As to conflicts on which party to contest in which district, the fact is that except for a single three-cornered fight in an SMC, they did manage to reach a desired solution before Nomination Day. Which discussion does not have conflicts? All it matters is that they managed to get their act together to reach a desired result.

The above would not have happened if the Elections Department releases the voting district boundary early enough. Although it is earlier for this election, there is still room for improvement. The almost last minute release means that the opposition cannot work the ground beforehand and the history of gerrymandering further adds to this uncertainty.

Unlike other First-World democratic countries which are independent, the Elections Department here is under the Prime Minister’s Office. The general public wouldn’t know how the voting districts are drawn up.

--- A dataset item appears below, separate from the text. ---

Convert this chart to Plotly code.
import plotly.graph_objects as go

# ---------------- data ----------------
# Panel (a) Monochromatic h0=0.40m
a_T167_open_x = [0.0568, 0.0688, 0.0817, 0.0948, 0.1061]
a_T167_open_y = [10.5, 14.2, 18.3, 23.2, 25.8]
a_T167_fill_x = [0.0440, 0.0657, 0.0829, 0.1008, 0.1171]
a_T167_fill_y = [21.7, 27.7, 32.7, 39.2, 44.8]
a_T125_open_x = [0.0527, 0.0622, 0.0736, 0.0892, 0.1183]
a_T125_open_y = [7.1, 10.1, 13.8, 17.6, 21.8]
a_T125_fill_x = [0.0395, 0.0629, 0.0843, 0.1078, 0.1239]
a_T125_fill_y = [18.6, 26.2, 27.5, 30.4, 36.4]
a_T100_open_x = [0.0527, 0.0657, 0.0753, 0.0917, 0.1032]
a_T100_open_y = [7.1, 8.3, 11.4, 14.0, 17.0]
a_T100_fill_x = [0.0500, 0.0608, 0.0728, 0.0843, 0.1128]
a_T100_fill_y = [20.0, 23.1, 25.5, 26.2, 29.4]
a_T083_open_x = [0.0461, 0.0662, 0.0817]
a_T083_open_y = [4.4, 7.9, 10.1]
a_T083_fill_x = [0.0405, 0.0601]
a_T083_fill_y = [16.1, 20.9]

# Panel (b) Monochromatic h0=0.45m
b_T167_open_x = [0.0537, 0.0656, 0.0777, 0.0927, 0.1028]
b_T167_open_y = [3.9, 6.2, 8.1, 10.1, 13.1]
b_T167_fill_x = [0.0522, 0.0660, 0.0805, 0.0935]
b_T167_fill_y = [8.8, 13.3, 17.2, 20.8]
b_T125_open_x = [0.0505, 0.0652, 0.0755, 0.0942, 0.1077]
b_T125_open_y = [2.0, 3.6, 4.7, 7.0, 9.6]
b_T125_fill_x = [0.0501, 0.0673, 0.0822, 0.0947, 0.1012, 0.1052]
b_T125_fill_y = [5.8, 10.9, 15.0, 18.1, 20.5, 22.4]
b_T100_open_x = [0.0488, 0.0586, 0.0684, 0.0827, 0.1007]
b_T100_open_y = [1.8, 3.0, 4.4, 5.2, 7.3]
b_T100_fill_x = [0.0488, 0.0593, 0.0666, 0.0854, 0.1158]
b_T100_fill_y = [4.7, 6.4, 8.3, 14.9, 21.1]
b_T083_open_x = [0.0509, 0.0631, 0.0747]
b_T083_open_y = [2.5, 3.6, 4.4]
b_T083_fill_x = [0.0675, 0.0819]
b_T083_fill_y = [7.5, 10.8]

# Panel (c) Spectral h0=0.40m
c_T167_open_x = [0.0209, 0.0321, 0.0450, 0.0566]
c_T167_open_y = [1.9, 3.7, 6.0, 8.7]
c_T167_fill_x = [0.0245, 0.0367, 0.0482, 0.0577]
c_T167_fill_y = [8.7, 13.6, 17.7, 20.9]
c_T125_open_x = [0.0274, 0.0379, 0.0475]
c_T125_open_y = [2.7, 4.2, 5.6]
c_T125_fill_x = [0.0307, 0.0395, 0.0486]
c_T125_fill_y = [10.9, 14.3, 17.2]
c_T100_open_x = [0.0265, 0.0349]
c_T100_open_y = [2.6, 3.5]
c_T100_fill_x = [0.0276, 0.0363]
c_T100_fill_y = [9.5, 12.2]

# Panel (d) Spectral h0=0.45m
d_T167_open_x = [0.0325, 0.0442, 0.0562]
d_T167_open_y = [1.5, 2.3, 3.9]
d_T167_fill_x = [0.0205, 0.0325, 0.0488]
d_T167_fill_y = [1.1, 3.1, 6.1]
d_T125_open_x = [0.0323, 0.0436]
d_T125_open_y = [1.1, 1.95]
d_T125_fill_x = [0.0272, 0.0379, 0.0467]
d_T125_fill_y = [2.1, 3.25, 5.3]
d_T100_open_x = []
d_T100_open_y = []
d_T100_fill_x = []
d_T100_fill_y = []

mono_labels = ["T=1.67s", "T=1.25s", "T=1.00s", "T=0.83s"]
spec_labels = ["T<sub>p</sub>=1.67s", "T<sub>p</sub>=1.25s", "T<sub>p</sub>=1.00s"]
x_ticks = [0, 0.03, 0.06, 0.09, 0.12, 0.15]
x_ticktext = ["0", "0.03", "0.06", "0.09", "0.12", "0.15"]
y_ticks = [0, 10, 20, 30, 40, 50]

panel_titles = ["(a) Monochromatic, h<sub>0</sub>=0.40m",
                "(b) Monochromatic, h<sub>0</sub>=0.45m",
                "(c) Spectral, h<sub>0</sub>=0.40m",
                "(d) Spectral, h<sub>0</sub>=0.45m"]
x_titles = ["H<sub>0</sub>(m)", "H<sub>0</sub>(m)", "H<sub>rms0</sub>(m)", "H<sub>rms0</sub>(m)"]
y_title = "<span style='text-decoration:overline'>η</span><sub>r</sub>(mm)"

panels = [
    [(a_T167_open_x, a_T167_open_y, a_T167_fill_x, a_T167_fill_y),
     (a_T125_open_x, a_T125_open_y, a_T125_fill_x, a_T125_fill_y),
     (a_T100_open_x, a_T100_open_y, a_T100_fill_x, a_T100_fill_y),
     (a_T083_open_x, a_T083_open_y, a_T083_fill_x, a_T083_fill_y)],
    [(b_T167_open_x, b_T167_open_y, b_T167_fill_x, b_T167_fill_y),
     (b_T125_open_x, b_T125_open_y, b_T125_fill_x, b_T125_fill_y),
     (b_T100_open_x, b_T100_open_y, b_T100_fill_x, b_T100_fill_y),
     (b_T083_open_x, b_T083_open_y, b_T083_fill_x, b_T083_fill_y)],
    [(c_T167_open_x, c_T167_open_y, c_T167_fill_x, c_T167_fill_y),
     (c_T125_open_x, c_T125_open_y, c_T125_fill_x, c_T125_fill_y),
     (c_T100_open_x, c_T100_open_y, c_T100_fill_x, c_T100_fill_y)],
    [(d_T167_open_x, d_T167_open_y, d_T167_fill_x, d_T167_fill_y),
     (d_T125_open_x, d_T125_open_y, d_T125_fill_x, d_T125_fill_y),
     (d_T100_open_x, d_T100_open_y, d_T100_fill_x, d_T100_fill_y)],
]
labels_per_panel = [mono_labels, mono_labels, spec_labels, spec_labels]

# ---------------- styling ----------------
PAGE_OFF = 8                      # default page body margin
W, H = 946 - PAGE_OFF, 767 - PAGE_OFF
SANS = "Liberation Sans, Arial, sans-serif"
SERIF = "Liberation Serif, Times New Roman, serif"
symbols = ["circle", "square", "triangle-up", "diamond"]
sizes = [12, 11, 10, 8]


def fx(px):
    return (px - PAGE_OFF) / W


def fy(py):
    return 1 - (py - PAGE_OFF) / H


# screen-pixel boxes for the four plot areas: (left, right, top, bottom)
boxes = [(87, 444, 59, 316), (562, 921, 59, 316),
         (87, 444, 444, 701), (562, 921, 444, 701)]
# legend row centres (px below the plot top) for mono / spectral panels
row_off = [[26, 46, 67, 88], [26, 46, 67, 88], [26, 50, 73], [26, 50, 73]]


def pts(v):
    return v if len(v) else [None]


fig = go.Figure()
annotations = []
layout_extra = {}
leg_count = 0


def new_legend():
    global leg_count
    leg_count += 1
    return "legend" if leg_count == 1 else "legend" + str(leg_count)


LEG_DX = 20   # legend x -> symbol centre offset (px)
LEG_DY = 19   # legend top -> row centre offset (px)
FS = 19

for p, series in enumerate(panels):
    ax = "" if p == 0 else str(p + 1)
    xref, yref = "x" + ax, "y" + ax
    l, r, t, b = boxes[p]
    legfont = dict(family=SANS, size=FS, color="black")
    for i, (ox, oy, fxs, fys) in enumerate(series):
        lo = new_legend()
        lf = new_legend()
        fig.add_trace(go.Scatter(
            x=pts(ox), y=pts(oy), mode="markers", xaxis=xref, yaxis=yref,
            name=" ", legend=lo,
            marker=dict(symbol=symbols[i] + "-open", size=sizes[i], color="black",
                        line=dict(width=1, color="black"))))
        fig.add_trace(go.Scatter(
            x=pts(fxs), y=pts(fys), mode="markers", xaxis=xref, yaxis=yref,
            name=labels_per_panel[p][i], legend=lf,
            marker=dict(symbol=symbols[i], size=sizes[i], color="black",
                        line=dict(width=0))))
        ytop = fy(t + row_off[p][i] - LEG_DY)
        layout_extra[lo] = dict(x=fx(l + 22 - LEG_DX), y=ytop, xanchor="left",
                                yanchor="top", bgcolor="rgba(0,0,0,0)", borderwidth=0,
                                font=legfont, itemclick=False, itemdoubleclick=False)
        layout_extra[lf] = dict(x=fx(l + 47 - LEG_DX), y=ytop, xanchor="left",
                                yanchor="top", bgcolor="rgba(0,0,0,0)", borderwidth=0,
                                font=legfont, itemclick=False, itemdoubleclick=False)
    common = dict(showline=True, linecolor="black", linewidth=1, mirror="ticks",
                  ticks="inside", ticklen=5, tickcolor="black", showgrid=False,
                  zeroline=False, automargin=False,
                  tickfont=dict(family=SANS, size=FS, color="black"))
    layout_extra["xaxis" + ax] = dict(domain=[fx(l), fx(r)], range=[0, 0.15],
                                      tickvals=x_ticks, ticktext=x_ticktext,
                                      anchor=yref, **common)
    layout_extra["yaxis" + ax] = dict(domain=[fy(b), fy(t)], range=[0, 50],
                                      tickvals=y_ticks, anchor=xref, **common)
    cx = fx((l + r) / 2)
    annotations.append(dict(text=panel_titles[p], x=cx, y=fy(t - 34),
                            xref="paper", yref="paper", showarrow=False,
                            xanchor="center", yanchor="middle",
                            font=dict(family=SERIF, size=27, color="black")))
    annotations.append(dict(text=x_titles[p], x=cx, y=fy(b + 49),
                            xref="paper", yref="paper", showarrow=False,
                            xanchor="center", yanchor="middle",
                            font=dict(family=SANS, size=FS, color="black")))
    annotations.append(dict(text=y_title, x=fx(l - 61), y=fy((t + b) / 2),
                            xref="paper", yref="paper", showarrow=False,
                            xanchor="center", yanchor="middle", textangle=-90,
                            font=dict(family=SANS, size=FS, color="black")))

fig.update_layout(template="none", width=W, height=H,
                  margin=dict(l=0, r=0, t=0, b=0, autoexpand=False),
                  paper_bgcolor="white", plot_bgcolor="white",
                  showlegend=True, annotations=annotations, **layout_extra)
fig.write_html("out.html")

Till now, no satisfactory answer has been given to the criteria and reasons for drawing up the districts in this manner. This feeds speculation that the districts are drawn to suit the PAP. Don’t even get me started on the hidden purposes of the GRC. Finally, other countries doing it does not make it acceptable. Its the same with the death penalty, most countries abolishing* it does not mean Singapore has to follow.

*( I’m in support of the death penalty but not the mandatory aspect of it. Subject not in scope of this article)

Today is Polling Day. It is unlikely many will reach this point after a nearly 4000-word article. Nevertheless, if you do read to this point and have not voted, to bear in mind my arguments of the need for more opposition candidates in parliament. The PAP may not deserve to be out of the Cabinet, but we do need more voices to voice out the effects of its policies. Constitutional amendments have to be stoppable by the opposition if they are detrimental to the rights of the typical Singaporean.